| Ngi = I. | Ngi-n-de = we. |
| Ngo = thou. | Ngo-n-da = ye. |
| Ngu = he. | Nge-n-da = they. |
| Da = with. | |
| Me-cum = me. | |
The da (or de) in the second column, is the sign of the plural number in a language which shall at present be nameless. It is also the preposition with. Now with denotes association, association plurality. Hence
| Ngi-n-de | = I | + = we. |
| Ngo-n-da | = thou | + = ye. |
| Nge-n-da | = he | + = they. |
This is just as if the Latins, instead of nos and vos, said me-cum and te-cum.
Such is the history of one mode of expressing the idea of plurality; we can scarcely say of a plural number. The words plural number suggest the idea of a single word, like fathers, where the s is inseparably connected with the root; at least so far inseparably connected as to have no independent existence of its own.
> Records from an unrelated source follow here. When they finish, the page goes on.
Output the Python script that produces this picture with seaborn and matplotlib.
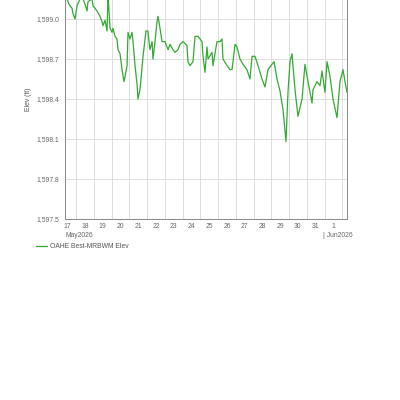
import pandas as pd
import numpy as np
import matplotlib
matplotlib.use("Agg")
import matplotlib.pyplot as plt
import matplotlib.dates as mdates
import matplotlib.ticker as mticker
import matplotlib.transforms as mtrans
import seaborn as sns

# Hours after 2026-05-17 00:00 and reservoir elevation (ft)
HOURS = [9, 12, 14.5, 18.6, 19.9, 22.6, 25.4, 29.4, 33.5, 36.2, 38.9, 40.2,
         45.6, 47.0, 52.4, 56.4, 59.2, 60.5, 63.2, 65.9, 67.3, 70.0, 72.7, 74.0,
         76.7, 79.4, 80.8, 83.5, 86.2, 88.9, 93.0, 94.3, 97.0, 99.7, 101.1, 103.8,
         106.5, 107.8, 110.5, 114.6, 118.6, 121.3, 122.7, 124.0, 126.8, 128.1,
         130.8, 133.5, 134.9, 137.6, 140.3, 144.3, 148.4, 151.1, 155.1, 157.8,
         161.9, 164.6, 168.7, 174.1, 175.4, 178.1, 182.2, 184.9, 188.9, 194.4,
         195.7, 198.4, 201.1, 202.5, 207.9, 209.2, 214.6, 218.7, 221.4, 222.7,
         228.2, 232.2, 234.9, 236.3, 239.0, 241.7, 245.7, 249.8, 255.2, 259.2,
         262.0, 266.0, 270.1, 275.5, 279.5, 283.6, 289.0, 291.7, 295.8, 299.8,
         303.9, 307.9, 310.6, 313.3, 316.0, 317.4, 320.1, 324.1, 329.6, 333.6,
         337.7, 343.1, 344.4, 349.8, 353.9, 356.6, 360.6, 363.4, 367.4, 371.5,
         376.9, 380.9, 385.0, 387.7, 390.4]
ELEV = [1599.14, 1599.15, 1599.11, 1599.08, 1599.04, 1599.00, 1599.10, 1599.15,
        1599.15, 1599.11, 1599.06, 1599.13, 1599.15, 1599.10, 1599.06, 1599.02,
        1598.98, 1598.95, 1598.99, 1598.91, 1599.18, 1598.93, 1598.90, 1598.93,
        1598.87, 1598.85, 1598.77, 1598.74, 1598.62, 1598.53, 1598.65, 1598.90,
        1598.85, 1598.90, 1598.83, 1598.65, 1598.51, 1598.40, 1598.47, 1598.72,
        1598.91, 1598.91, 1598.83, 1598.77, 1598.83, 1598.70, 1598.83, 1598.98,
        1599.02, 1598.93, 1598.83, 1598.83, 1598.77, 1598.81, 1598.77, 1598.75,
        1598.77, 1598.81, 1598.83, 1598.80, 1598.68, 1598.65, 1598.68, 1598.87,
        1598.87, 1598.83, 1598.72, 1598.60, 1598.79, 1598.70, 1598.75, 1598.65,
        1598.83, 1598.83, 1598.85, 1598.70, 1598.65, 1598.62, 1598.62, 1598.68,
        1598.81, 1598.79, 1598.70, 1598.66, 1598.62, 1598.55, 1598.72, 1598.72,
        1598.65, 1598.55, 1598.49, 1598.62, 1598.66, 1598.68, 1598.55, 1598.46,
        1598.32, 1598.08, 1598.45, 1598.68, 1598.74, 1598.65, 1598.47, 1598.27,
        1598.40, 1598.66, 1598.53, 1598.37, 1598.47, 1598.53, 1598.50, 1598.61,
        1598.45, 1598.68, 1598.57, 1598.40, 1598.26, 1598.53, 1598.62, 1598.53,
        1598.45]

START = pd.Timestamp("2026-05-17")
SERIES_NAME = "OAHE Best-MRBWM Elev"
Y_TICKS = [1597.5, 1597.8, 1598.1, 1598.4, 1598.7, 1599.0]

FS = 4.9
TXT = "#666666"

df = pd.DataFrame({
    "time": START + pd.to_timedelta(HOURS, unit="h"),
    "elev": ELEV,
})

sns.set_style("white")
plt.rcParams["font.family"] = ["Liberation Sans Narrow", "Liberation Sans", "DejaVu Sans"]
plt.rcParams["font.size"] = FS

fig = plt.figure(figsize=(4, 4), dpi=100)
ax = fig.add_axes([0.1625, 0.4525, 0.705, 0.6])

sns.lineplot(data=df, x="time", y="elev", ax=ax, color="#33aa33",
             linewidth=0.9, label=SERIES_NAME, legend=False)

ax.set_xlim(START + pd.Timedelta(hours=9.1), START + pd.Timedelta(hours=390.4))
ax.set_ylim(1597.5, 1599.3)

# y axis
ax.set_yticks(Y_TICKS)
ax.yaxis.set_major_formatter(mticker.FuncFormatter(lambda v, p: f"{v:,.1f}"))
ax.set_ylabel("Elev (ft)", color="#555555", fontsize=FS, labelpad=3)
ax.tick_params(axis="y", length=3, width=0.6, color="#888888",
               labelcolor=TXT, pad=1, labelsize=FS)

# x axis: labels at noon, ticks/grid at midnight
ax.xaxis.set_major_locator(mdates.HourLocator(byhour=[12]))
ax.xaxis.set_major_formatter(mdates.DateFormatter("%-d"))
ax.xaxis.set_minor_locator(mdates.DayLocator())
ax.tick_params(axis="x", which="major", length=0, labelcolor=TXT, pad=3,
               labelsize=FS)
ax.tick_params(axis="x", which="minor", length=4, width=0.6, color="#888888")

ax.grid(True, axis="y", which="major", color="#dddddd", linewidth=0.7)
ax.grid(True, axis="x", which="minor", color="#dddddd", linewidth=0.7)
ax.set_xlabel("")

for side in ["left", "bottom", "right"]:
    ax.spines[side].set_color("#888888")
    ax.spines[side].set_linewidth(0.7)
ax.spines["top"].set_visible(False)

ax.text(0.0, -0.067, "May2026", transform=ax.transAxes, ha="left", va="center",
        color=TXT, fontsize=FS)
jun_x = mdates.date2num(pd.Timestamp("2026-05-31 22:00"))
ax.text(jun_x, -0.067, "| Jun2026",
        transform=mtrans.blended_transform_factory(ax.transData, ax.transAxes),
        ha="left", va="center", color=TXT, fontsize=FS)

handles, labels = ax.get_legend_handles_labels()
fig.legend(handles, labels, loc="center left", bbox_to_anchor=(0.075, 0.383),
           frameon=False, fontsize=FS, handlelength=1.6, handletextpad=0.4,
           labelcolor="#555555")

fig.savefig("out.png", dpi=100)
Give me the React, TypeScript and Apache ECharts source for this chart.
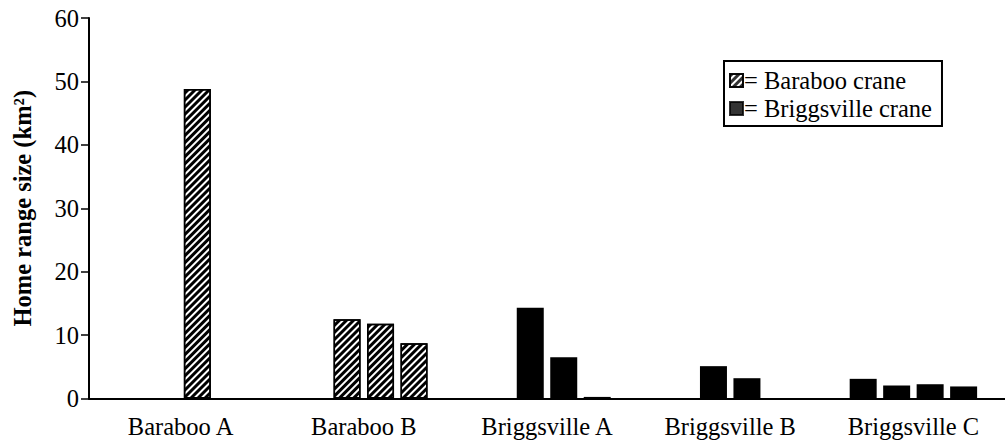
import React, { useEffect, useRef } from "react";
import * as echarts from "echarts";

const categories = ["Baraboo A", "Baraboo B", "Briggsville A", "Briggsville B", "Briggsville C"];
// Bars sit in four slots per site (cranes tracked at each site); null = no bar in that slot
const slot1 = [null, null, null, null, 3.1];
const slot2 = [null, 12.5, 14.3, 5.1, 2.05];
const slot3 = [48.8, 11.8, 6.5, 3.2, 2.25];
const slot4 = [null, 8.7, 0.25, null, 1.9];
const baraboo = [true, true, false, false, false];
const yTicks = [0, 10, 20, 30, 40, 50, 60];
const legendLabels = ["= Baraboo crane", "= Briggsville crane"];

const FONT = "Liberation Serif";
const FS = 24.5;

const hatch = {
  symbol: "rect",
  symbolSize: 1,
  color: "#000",
  backgroundColor: "#fff",
  dashArrayX: [1, 0],
  dashArrayY: [2.4, 2],
  rotation: -Math.PI / 4,
};

function buildData(arr: (number | null)[]) {
  return arr.map((v, i) => {
    if (v === null) return null;
    if (baraboo[i]) {
      return {
        value: v,
        itemStyle: { color: "#fff", borderColor: "#000", borderWidth: 1.5, decal: hatch },
      };
    }
    return { value: v, itemStyle: { color: "#000", borderColor: "#000", borderWidth: 0 } };
  });
}

export default function App() {
  const ref = useRef<HTMLDivElement>(null);
  useEffect(() => {
    document.body.style.margin = "0";
    const chart = echarts.init(ref.current!, null, { renderer: "svg" });
    const slots = [slot1, slot2, slot3, slot4];
    chart.setOption({
      animation: false,
      backgroundColor: "#fff",
      textStyle: { fontFamily: FONT },
      grid: { left: 89, top: 18, width: 925, bottom: 44.5, containLabel: false },
      legend: {
        data: legendLabels,
        orient: "vertical",
        left: 724,
        top: 61,
        width: 215,
        padding: [7, 10, 5, 5],
        itemWidth: 13,
        itemHeight: 13,
        itemGap: 3,
        icon: "rect",
        borderColor: "#000",
        borderWidth: 2,
        selectedMode: false,
        textStyle: { color: "#000", fontSize: FS, fontFamily: FONT, padding: [0, 0, 0, -4] },
      },
      xAxis: {
        type: "category",
        data: categories,
        axisLine: { lineStyle: { color: "#000", width: 2 } },
        axisTick: { show: false },
        axisLabel: { color: "#000", fontSize: FS, fontFamily: FONT, margin: 15 },
      },
      yAxis: {
        type: "value",
        min: yTicks[0],
        max: yTicks[yTicks.length - 1],
        interval: 10,
        name: "Home range size (km²)",
        nameLocation: "middle",
        nameGap: 54,
        nameTextStyle: { color: "#000", fontSize: FS, fontWeight: "bold", fontFamily: FONT },
        axisLine: { show: true, lineStyle: { color: "#000", width: 2 } },
        axisTick: { show: true, length: 8, lineStyle: { color: "#000", width: 1.5 } },
        splitLine: { show: false },
        axisLabel: { color: "#000", fontSize: FS, fontFamily: FONT, margin: 10 },
      },
      series: [
        ...slots.map((s, k) => ({
          type: "bar",
          name: "slot" + (k + 1),
          data: buildData(s),
          barWidth: 27,
          barGap: "24%",
        })),
        {
          type: "scatter",
          name: legendLabels[0],
          data: [],
          itemStyle: { color: "#fff", borderColor: "#000", borderWidth: 1.5, decal: hatch },
        },
        {
          type: "scatter",
          name: legendLabels[1],
          data: [],
          itemStyle: { color: "#000", borderColor: "#000", borderWidth: 1 },
        },
      ],
    });
    return () => chart.dispose();
  }, []);
  return <div ref={ref} style={{ width: 1005, height: 443 }} />;
}
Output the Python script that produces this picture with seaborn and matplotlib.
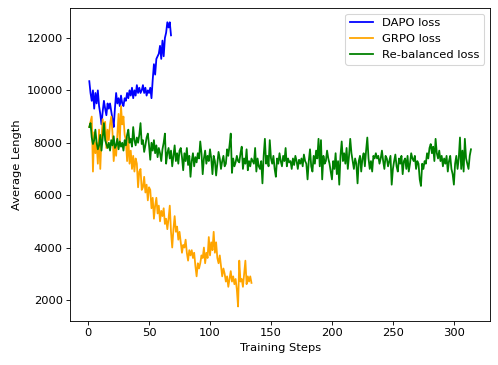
import matplotlib
matplotlib.use("Agg")
import matplotlib.pyplot as plt
import seaborn as sns
import numpy as np

# average response length per training step
dapo_len = [
    10350, 9900, 9600, 10000, 9300, 9900, 9500, 10000, 9400, 9100,
    8700, 9200, 9600, 9300, 9050, 9500, 9300, 9500, 9200, 8900,
    8600, 9300, 9900, 9500, 9700, 9400, 9800, 9500, 9400, 9700,
    9600, 9900, 9700, 10000, 9800, 10100, 9700, 10000, 9800, 10200,
    9900, 10100, 9900, 10000, 10200, 9900, 10100, 9800, 10000, 9900,
    10100, 9700, 10400, 11000, 10600, 11200, 11300, 11400, 11700, 11200,
    11900, 11300, 12000, 12200, 12600, 12400, 12600, 12100,
]

grpo_len = [
    8600, 8800, 9000, 6900, 8400, 7600, 8000, 7200, 8500, 7000,
    8200, 8900, 8300, 8800, 7800, 8500, 8100, 8700, 9000, 8400,
    7300, 7900, 7500, 8300, 9100, 8000, 9400, 8700, 9000, 8300,
    8100, 7300, 8200, 7200, 7700, 7000, 7500, 6900, 7400, 7200,
    6300, 6900, 7000, 6200, 6300, 6700, 6100, 6400, 5800, 6300,
    6200, 5500, 5900, 5100, 5600, 5900, 5300, 5600, 5000, 5400,
    5200, 5500, 4900, 5100, 4700, 5100, 5600, 4600, 4000, 4700,
    5200, 4600, 4800, 4300, 4600, 4200, 3800, 4100, 4000, 4300,
    3800, 3500, 3900, 3700, 3900, 3600, 3800, 3300, 2900, 3400,
    3200, 3400, 3700, 3600, 4000, 3400, 3800, 3600, 4400, 3700,
    4200, 3900, 4600, 3800, 4200, 3600, 3400, 3700, 3300, 2900,
    3200, 3000, 2700, 2900, 2500, 2800, 3100, 2700, 2900, 2600,
    2800, 2400, 1750, 3500, 2700, 2800, 2500, 3000, 3500, 2600,
    2900, 2700, 2900, 2650,
]

rebalanced_len = [
    8600, 8750, 8200, 7950, 8100, 8500, 8000, 7750, 7900, 8300,
    7700, 8200, 8750, 8100, 7950, 7800, 8000, 7700, 8100, 7900,
    8250, 7800, 7900, 8150, 7750, 8050, 7850, 8000, 7700, 8100,
    7900, 8300, 8500, 8000, 8150, 7850, 8600, 8100, 7900, 8200,
    8000, 8300, 8750, 7950, 8100, 7650, 7900, 8200, 8350, 7900,
    7350, 8000, 7700, 8100, 7600, 7900, 7450, 7800, 7600, 7300,
    7750, 8000, 8350, 7200, 7600, 7800, 7400, 7700, 7100, 7500,
    7900, 7300, 7600, 7200, 7700, 7800, 7450, 6950, 7600, 7300,
    7800, 7150, 7500, 6700, 7300, 7600, 7100, 7450, 7250, 7600,
    7400, 8050, 7600, 6800, 7400, 7700, 7200, 7500, 7300, 7750,
    7400, 6800, 7500, 7300, 6750, 7200, 7650, 7400, 7000, 7300,
    7500, 7100, 7200, 7750, 7500, 7900, 8350, 6850, 7400, 7100,
    7250, 7500, 7300, 7250, 7600, 7850, 7000, 7400, 7200, 7750,
    6950, 7300, 7100, 7400, 7300, 7200, 7800, 6900, 7400, 7100,
    7000, 7300, 6450, 7500, 8150, 7200, 7500, 7100, 8100, 7400,
    7200, 7500, 7000, 6700, 7400, 7200, 7600, 7300, 7100, 7500,
    7300, 7800, 7100, 7400, 7250, 7300, 7000, 7400, 7150, 7500,
    7300, 7000, 7350, 7200, 7400, 7100, 7550, 7300, 7200, 6600,
    7300, 7750, 7100, 6900, 7500, 7200, 7700, 7400, 8150, 7100,
    8100, 6600, 7500, 7200, 7300, 7700, 7400, 7200, 6900, 6600,
    7300, 7000, 7600, 6800, 7300, 6400, 7500, 8050, 7300, 7600,
    7200, 7800, 7000, 7500, 8150, 7600, 7300, 7000, 7400, 7200,
    6450, 7300, 7500, 6900, 7400, 7600, 7100, 7700, 8200, 7400,
    7000, 7300, 6900, 7500, 7400, 7600, 7400, 7500, 7200, 7400,
    7700, 7300, 7000, 7500, 7400, 7100, 7300, 7500, 6400, 7000,
    7300, 7550, 7100, 6900, 7400, 7200, 7500, 6800, 7300, 7400,
    7000, 7500, 6900, 7200, 7600, 7400, 7300, 7500, 7000, 7300,
    7200, 6600, 6350, 7200, 7000, 7300, 7200, 7600, 7400, 7800,
    7950, 7600, 7850, 7300, 8150, 7600, 7400, 7700, 7300, 7500,
    7100, 7400, 7200, 7500, 6900, 7300, 7500, 7000, 6800, 6400,
    7200, 7500, 7000, 7400, 8200, 7000, 7700, 6900, 8150, 7400,
    7200, 7000, 7500, 7750,
]

series = [
    ("DAPO loss", dapo_len, "blue"),
    ("GRPO loss", grpo_len, "orange"),
    ("Re-balanced loss", rebalanced_len, "green"),
]

plt.rcParams["font.size"] = 10.6

dpi = 78
fig, ax = plt.subplots(figsize=(498 / dpi, 365 / dpi), dpi=dpi)
fig.subplots_adjust(left=0.141, right=0.984, top=0.978, bottom=0.1214)

for label, values, color in series:
    steps = np.arange(1, len(values) + 1)
    sns.lineplot(x=steps, y=values, color=color, label=label, ax=ax, linewidth=1.65)

ax.set_xlabel("Training Steps")
ax.set_ylabel("Average Length")
ax.legend(loc="upper right")

fig.savefig("out.png", dpi=dpi)
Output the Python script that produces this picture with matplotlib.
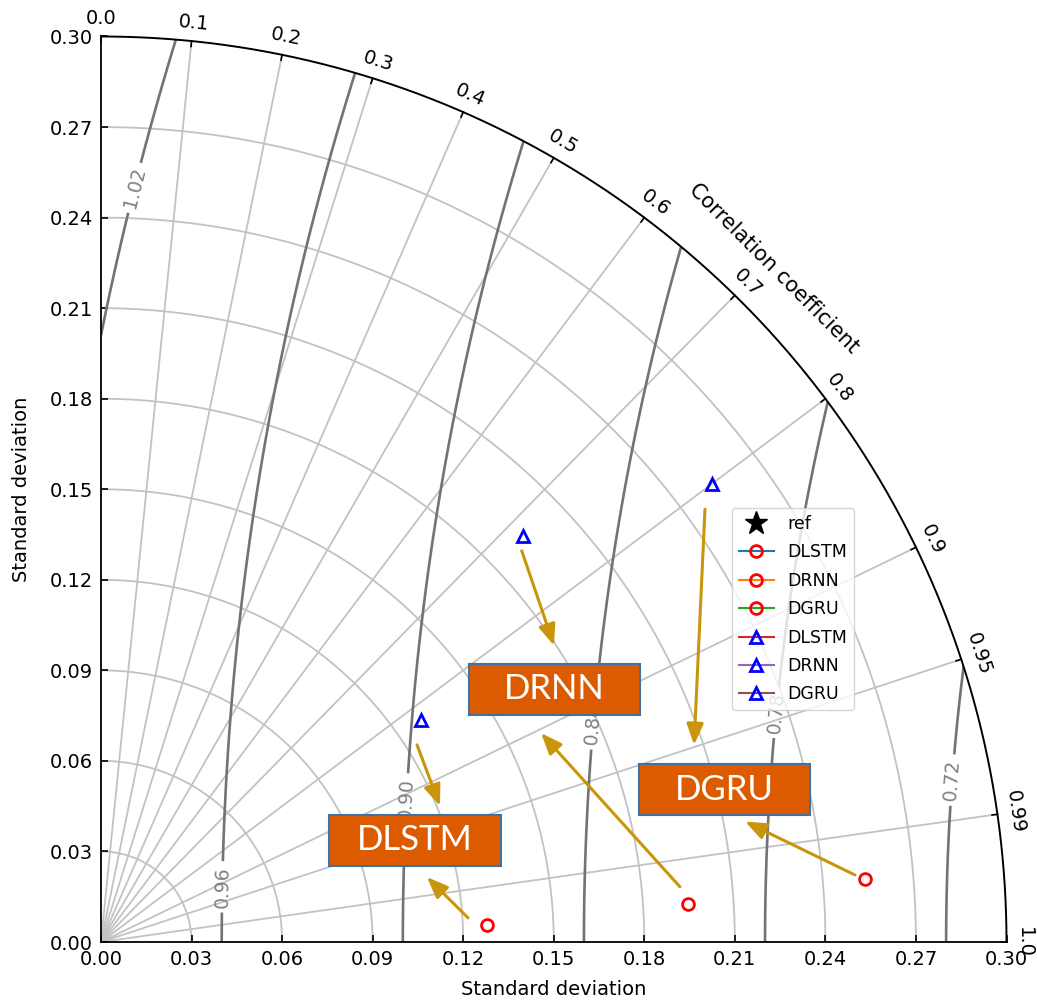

Ngi-n-de, however, is no single word at all, but a pair of words in juxta-position, each with a separate existence of its own. But what if this juxta-position grow into amalgamation; What if the form in da change? What if it become t or z, or th, or s? What if, meanwhile, the separate preposition da change in form also; in form or meaning, or, perhaps, in both? In such a case a true plural form is evolved, the history of its evolution being a mystery.
So much for one of the inflections of a noun. The remaining words illustrate one of a verb.
Hundreds of grammarians have suggested that the signs of the persons in the verb might be neither more nor less than the personal pronouns appended; in the first instance, to the verb, but, afterwards amalgamated or incorporated with it. If so, the -m in inqua-m, is the m in me, &c. The late Mr. Garnett, a comparative philologist whose reputation is far below his merits, saw that this was not exactly the case. He observed that the appended pronoun was not so much the Personal as the Possessive one: that the analysis of a word like inqua-m was not so much, say+I, as saying+my; in short, that the verb was a noun, and the pronoun either an adjective (like meus) or an oblique case (like mei), agreeing with, or governed by, it.
It is certainly so in the words before you. In a language, which, at present, shall be nameless, instead of saying my apple, thy apple, they say what is equivalent to apple-m, apple-th, &c.; i. e., they append the possessive pronoun to the substantive, and by modifying its form, partially incorporate or amalgamate it. They do more than this. They do (as the diagram shows us) precisely the same with the verbs in their personal, as they do with the nouns in their possessive, relations. Hence, olvas-om, &c., is less I read than my-reading; less read+I, than reading+my.